If there is no hardware issue, you can either reinstall the Cloud APM server on the source server or you can install the Cloud APM server on another computer system. Before installing the Cloud APM server, you must create the databases on the remote Db2 server. After the installation is complete, run the restore.sh script on the remote Db2 server and on the Cloud APM server.

If you must install the Cloud APM server on another computer system, then you should configure the target Cloud APM server to use the same host name and IP address as the source Cloud APM server.
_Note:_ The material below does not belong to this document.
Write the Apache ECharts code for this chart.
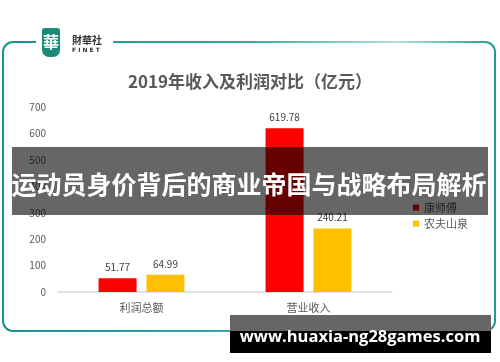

Otherwise, Cloud APM is not fully functional after the disaster recovery completes until you reconfigure your managed systems to point to a different server and inform your Cloud APM console users to log in with a different URL.

Complete these procedures in the following order:
  1. See Installing the Cloud APM server for disaster recovery, which also refers you to Connecting to a remote Db2 server.
  2. See Restoring components for disaster recovery.
  3. If the target server is not the same as the source server and you cannot change the host name and IP address of the target server, see Changing the server IP address and host name.

A high availability solution that uses backup and restore is also available for your Cloud APM server. For more information, see the APM_High_Availability_V<version>.pdf document in the IBM-cloud-apm-samples github repository, where <version> is the latest version published, only the latest version is available in the github repository.

For information about backing up and restoring when you are upgrading your Cloud APM server, see Upgrading your server.